To make Kahlúa-Cream Cheese Glaze:
Mix cream cheese with sugar and Kahlua. Add milk 1 tablespoon at a time, thinning to desired consistency. Pour over cooled cake. If glaze is thicker use offset spatula depending on pan design if needed. Sprinkle top of cake with glazed or toasted pecans if desired. (I used Emerald Glazed Pecans)
*Here are some tips from King Arthur Flour to prevent your Bundt cake from sticking:
Use non-stick vegetable oil spray that does not contain lecithin (which will cause a sticky buildup on pans) or melted shortening — not butter. The milk solids in butter can act like glue, encouraging cake batter to stick to the pan. If your pan design is intricate, use a pastry brush to apply melted shortening to all the nooks and crannies.

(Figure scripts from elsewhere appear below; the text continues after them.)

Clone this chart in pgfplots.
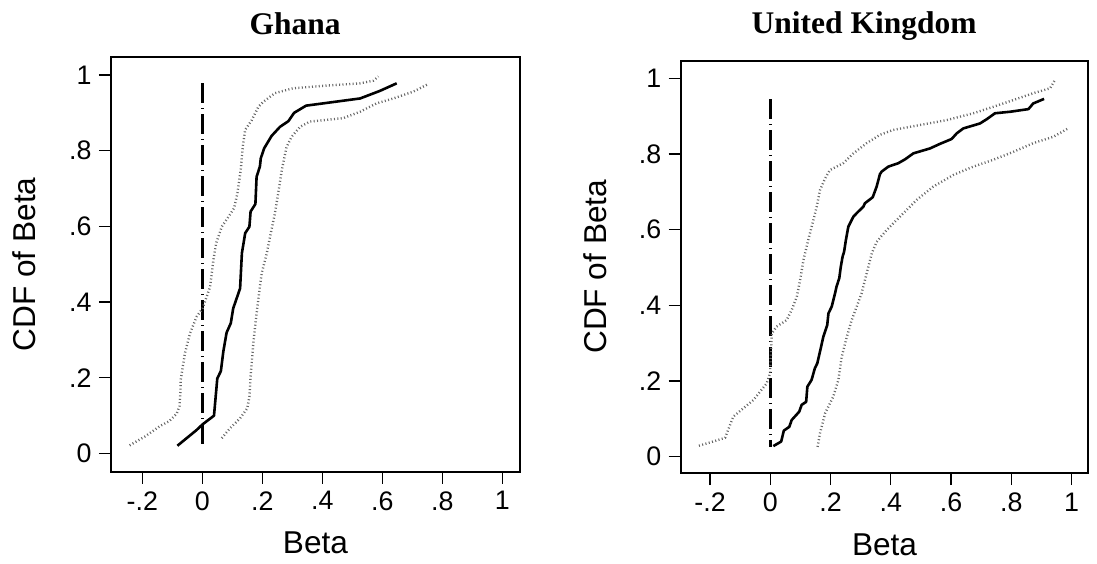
\documentclass[border=0pt]{standalone}
\usepackage{pgfplots}
\pgfplotsset{compat=1.18}
\usepackage{fontspec}
\setmainfont{Liberation Sans}
\newfontfamily\titlefont{Liberation Serif}

\pgfplotsset{
  cdfpanel/.style={
    scale only axis,
    anchor=south west,
    axis line style={line width=1pt},
    tick style={line width=0.7pt, black},
    tick align=outside,
    major tick length=6pt,
    xtick pos=bottom, ytick pos=left,
    xtick={-0.2,0,0.2,0.4,0.6,0.8,1},
    xticklabels={-.2,0,.2,.4,.6,.8,1},
    ytick={0,0.2,0.4,0.6,0.8,1},
    yticklabels={0,.2,.4,.6,.8,1},
    tick label style={font=\fontsize{13.4}{15}\selectfont},
    xticklabel style={anchor=north, inner sep=0pt, yshift=-3.7pt},
    yticklabel style={anchor=east, inner sep=0pt, xshift=-3.5pt},
    label style={font=\fontsize{15.8}{18}\selectfont},
    xlabel={Beta}, ylabel={CDF of Beta},
    every axis title/.style={font=\titlefont\bfseries\fontsize{15.75}{18}\selectfont, anchor=base, inner sep=0pt},
    every axis plot/.append style={line join=round},
  },
  mainline/.style={black, line width=1.3pt},
  band/.style={black!60, line width=1.2pt, dash pattern=on 0.5pt off 1.2pt},
  zeroline/.style={black, line width=1.3pt, dash pattern=on 10pt off 2.5pt on 0.5pt off 2.5pt},
}

\begin{document}
\begin{tikzpicture}
\useasboundingbox (0,0) rectangle (548.5pt,281.5pt);

% ---------------- Ghana ----------------
\begin{axis}[cdfpanel,
  at={(55.5pt,45.65pt)}, width=204.5pt, height=207.2pt,
  xmin=-0.3043, xmax=1.059, ymin=-0.0486, ymax=1.0468,
  title={Ghana},
  title style={at={([yshift=11.15pt]axis description cs:0.45,1)}},
  xlabel style={at={([yshift=-40.65pt]axis description cs:0.5,0)}, anchor=base, inner sep=0pt},
  ylabel style={at={([xshift=-37.75pt]axis description cs:0,0.5)}, anchor=base, inner sep=0pt},
]
\addplot[zeroline] coordinates {(0,0.978) (0,0.020)};
\addplot[band] coordinates {
(-0.242,0.021) (-0.19,0.045) (-0.141,0.072) (-0.11,0.085) (-0.085,0.105) (-0.076,0.125)
(-0.073,0.16) (-0.072,0.194) (-0.058,0.264) (-0.041,0.317) (-0.019,0.361)
(0.001,0.383) (0.026,0.440) (0.037,0.511) (0.046,0.555) (0.065,0.599)
(0.087,0.625) (0.106,0.648) (0.117,0.687) (0.128,0.749) (0.135,0.811)
(0.143,0.855) (0.165,0.881) (0.187,0.916) (0.203,0.929) (0.242,0.952)
(0.303,0.965) (0.415,0.972) (0.526,0.978) (0.570,0.985) (0.587,0.996)
};
\addplot[band] coordinates {
(0.065,0.040) (0.092,0.066) (0.126,0.0925) (0.150,0.119) (0.157,0.150)
(0.161,0.2025) (0.170,0.291) (0.181,0.370) (0.192,0.440) (0.198,0.476)
(0.215,0.529) (0.226,0.573) (0.242,0.634) (0.253,0.687) (0.265,0.749)
(0.281,0.810) (0.298,0.837) (0.326,0.863) (0.359,0.877) (0.470,0.886)
(0.526,0.903) (0.581,0.925) (0.637,0.938) (0.703,0.956) (0.753,0.976)
};
\addplot[mainline] coordinates {
(-0.083,0.020) (-0.019,0.0616) (0.001,0.0766) (0.039,0.0995) (0.050,0.198)
(0.062,0.2175) (0.070,0.2686) (0.081,0.319) (0.095,0.344) (0.103,0.383)
(0.126,0.436) (0.132,0.529) (0.143,0.582) (0.157,0.599) (0.161,0.639)
(0.177,0.659) (0.181,0.731) (0.192,0.758) (0.195,0.780) (0.206,0.806)
(0.231,0.839) (0.259,0.863) (0.287,0.878) (0.306,0.900) (0.346,0.919)
(0.526,0.938) (0.592,0.958) (0.648,0.978)
};
\end{axis}

% ---------------- United Kingdom ----------------
\begin{axis}[cdfpanel,
  at={(340.35pt,45pt)}, width=203.8pt, height=206.15pt,
  xmin=-0.2975, xmax=1.0558, ymin=-0.0431, ymax=1.047,
  title={United Kingdom},
  title style={at={([yshift=13.4pt]axis description cs:0.45,1)}},
  xlabel style={at={([yshift=-41.3pt]axis description cs:0.5,0)}, anchor=base, inner sep=0pt},
  ylabel style={at={([xshift=-37.35pt]axis description cs:0,0.5)}, anchor=base, inner sep=0pt},
]
\addplot[zeroline] coordinates {(0,0.945) (0,0.026)};
\addplot[band] coordinates {
(-0.237,0.029) (-0.190,0.040) (-0.150,0.050) (-0.123,0.106) (-0.056,0.150)
(-0.012,0.194) (-0.001,0.220) (0.005,0.326) (0.021,0.344) (0.054,0.361)
(0.071,0.388) (0.088,0.423) (0.099,0.467) (0.110,0.520) (0.126,0.573)
(0.143,0.626) (0.154,0.661) (0.165,0.705) (0.182,0.736) (0.198,0.758)
(0.242,0.776) (0.276,0.802) (0.320,0.829) (0.364,0.851) (0.408,0.864)
(0.497,0.877) (0.586,0.890) (0.674,0.908) (0.740,0.925) (0.807,0.943)
(0.873,0.961) (0.929,0.974) (0.945,0.996)
};
\addplot[band] coordinates {
(0.157,0.026) (0.165,0.062) (0.182,0.115) (0.209,0.159) (0.226,0.203)
(0.237,0.264) (0.254,0.317) (0.270,0.361) (0.287,0.397) (0.303,0.432)
(0.320,0.485) (0.337,0.538) (0.353,0.568) (0.386,0.599) (0.431,0.635)
(0.486,0.679) (0.541,0.714) (0.608,0.745) (0.674,0.767) (0.740,0.785)
(0.807,0.806) (0.873,0.829) (0.940,0.846) (0.989,0.868)
};
\addplot[mainline] coordinates {
(0.010,0.028) (0.036,0.040) (0.045,0.069) (0.063,0.079) (0.071,0.097)
(0.096,0.119) (0.104,0.137) (0.119,0.145) (0.123,0.185) (0.137,0.203)
(0.148,0.234) (0.156,0.247) (0.165,0.278) (0.176,0.317) (0.189,0.348)
(0.193,0.379) (0.204,0.397) (0.215,0.432) (0.220,0.450) (0.229,0.472)
(0.234,0.502) (0.240,0.529) (0.245,0.542) (0.251,0.573) (0.259,0.608)
(0.276,0.635) (0.292,0.648) (0.309,0.661) (0.314,0.670) (0.340,0.686)
(0.353,0.714) (0.364,0.747) (0.370,0.754) (0.392,0.767) (0.425,0.776)
(0.447,0.786) (0.475,0.802) (0.530,0.815) (0.563,0.827) (0.602,0.840)
(0.619,0.855) (0.641,0.868) (0.696,0.881) (0.718,0.892) (0.746,0.908)
(0.796,0.912) (0.857,0.919) (0.873,0.934) (0.909,0.946)
};
\end{axis}
\end{tikzpicture}
\end{document}
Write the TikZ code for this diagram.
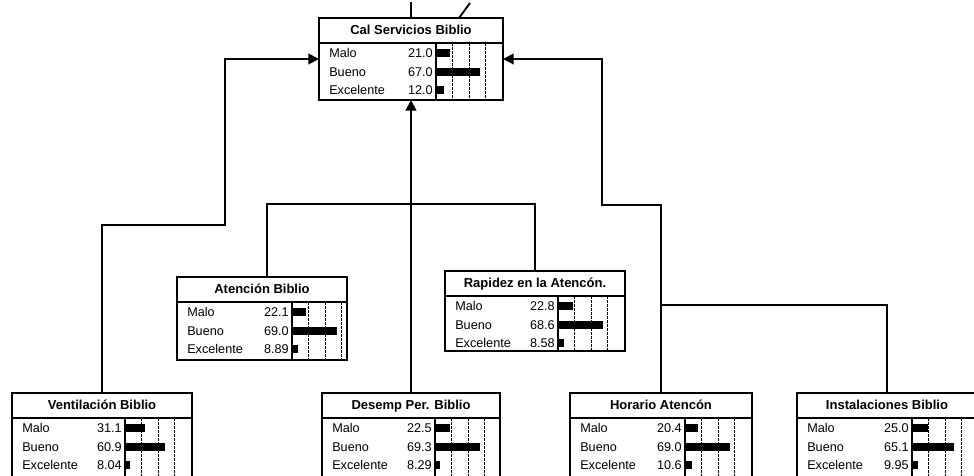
\documentclass[tikz,border=0pt]{standalone}
\usepackage{fontspec}
\setmainfont{Liberation Sans}
\usetikzlibrary{calc,arrows.meta}
\tikzset{
 x=0.75pt, y=-0.75pt,
 bbox/.style={draw, line width=1.1pt, anchor=north west, inner sep=0pt, outer sep=0pt},
 ttl/.style={font=\bfseries\fontsize{9.75}{10}\selectfont, inner sep=0pt, text height=1.5ex, text depth=0.4ex},
 lbl/.style={font=\fontsize{9.5}{10}\selectfont, inner sep=0pt, anchor=west, text height=1.5ex, text depth=0.3ex},
 val/.style={font=\fontsize{9.5}{10}\selectfont, inner sep=0pt, anchor=east, text height=1.5ex, text depth=0.3ex},
 sepln/.style={line width=1pt},
 gridln/.style={line width=0.5pt, dash pattern=on 2pt off 1pt},
 conn/.style={line width=1.4pt},
 arr/.style={conn, -{Triangle[length=8pt,width=8pt]}},
}
\newcommand\bnbox[9]{%
 \node[bbox, minimum width=#3*0.75pt, minimum height=#4*0.75pt] (#1) at (#2) {};
 \node[ttl] (#1-title) at ($(#1.north west)+(#3/2,12.5)$) {#6};
 \draw[sepln] ($(#1.north west)+(0,25)$) -- ++(#3,0);
 \draw[sepln] ($(#1.north west)+(#5,25)$) -- ++(0,#4-25);
 \foreach \g in {16.5,33,49.5} \draw[gridln] ($(#1.north west)+(#5+\g,25)$) -- ++(0,#4-25);
 \foreach \lab/\v/\yy in {Malo/#7/35, Bueno/#8/54, Excelente/#9/72} {
   \node[lbl] (#1-\lab) at ($(#1.north west)+(10,\yy)$) {\lab};
   \node[val] (#1-\lab-v) at ($(#1.north west)+(#5-3,\yy)$) {\v};
   \fill ($(#1.north west)+(#5,\yy-4)$) rectangle ++(\v*0.65,8);
 }
}
\begin{document}
\begin{tikzpicture}
\useasboundingbox (0,0) rectangle (974,475);
\clip (0,0) rectangle (974,475);
\bnbox{top}{319,18}{184}{82}{117}{Cal Servicios Biblio}{21.0}{67.0}{12.0}
\bnbox{aten}{177,277}{170}{83}{115}{Atención Biblio}{22.1}{69.0}{8.89}
\bnbox{rap}{445,271}{180}{80}{113}{Rapidez en la Atencón.}{22.8}{68.6}{8.58}
\bnbox{vent}{12,393}{180}{90}{113}{Ventilación Biblio}{31.1}{60.9}{8.04}
\bnbox{des}{322,393}{178}{90}{113}{Desemp Per. Biblio}{22.5}{69.3}{8.29}
\bnbox{hor}{570,393}{182}{90}{115}{Horario Atencón}{20.4}{69.0}{10.6}
\bnbox{inst}{797,393}{180}{90}{115}{Instalaciones Biblio}{25.0}{65.1}{9.95}
\coordinate (lstep) at (225,225);
\coordinate (rstep) at (602,205);
\coordinate (junc) at (411,204);
\coordinate (hjunc) at (661,305);
\coordinate (upA) at (411,2);
\coordinate (upB) at (470,3);
\draw[arr] (vent.north) |- (lstep) |- (top.west);
\draw[arr] (hor.north) |- (rstep) |- (top.east);
\draw[arr] (des.north) -- (des.north |- top.south);
\draw[conn] ($(aten.north west)+(90,0)$) |- (junc) -| (rap.north);
\draw[conn] (inst.north) |- (hjunc);
\draw[conn] (top.north) -- (upA);
\draw[conn] ($(top.north west)+(140,0)$) -- (upB);
\end{tikzpicture}
\end{document}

Grease the pan just prior to adding the batter. Greasing a non-stick Bundt pan too far ahead of time allows the oil to slide down the inside of the pan and pool in the bottom.
Instead of flouring your pan after greasing it, try sprinkling it with granulated sugar instead. You’ll avoid a build up of gunky flour on the surface of your cake after baking. The sugar will be in semi-liquid state while the cake is warm, allowing the cake to slide right out of the pan.
I dusted my greased pan with sugar instead of flour and it worked like a charm!
This cake is moist, oh so good and fills the kitchen with a wonderful aroma of fall while baking! If you’re a fan of pumpkin spice and coffee, I hope you’ll try this recipe, deserving of a spot in your Thanksgiving dessert buffet!
Happy Baking and National Bundt Day!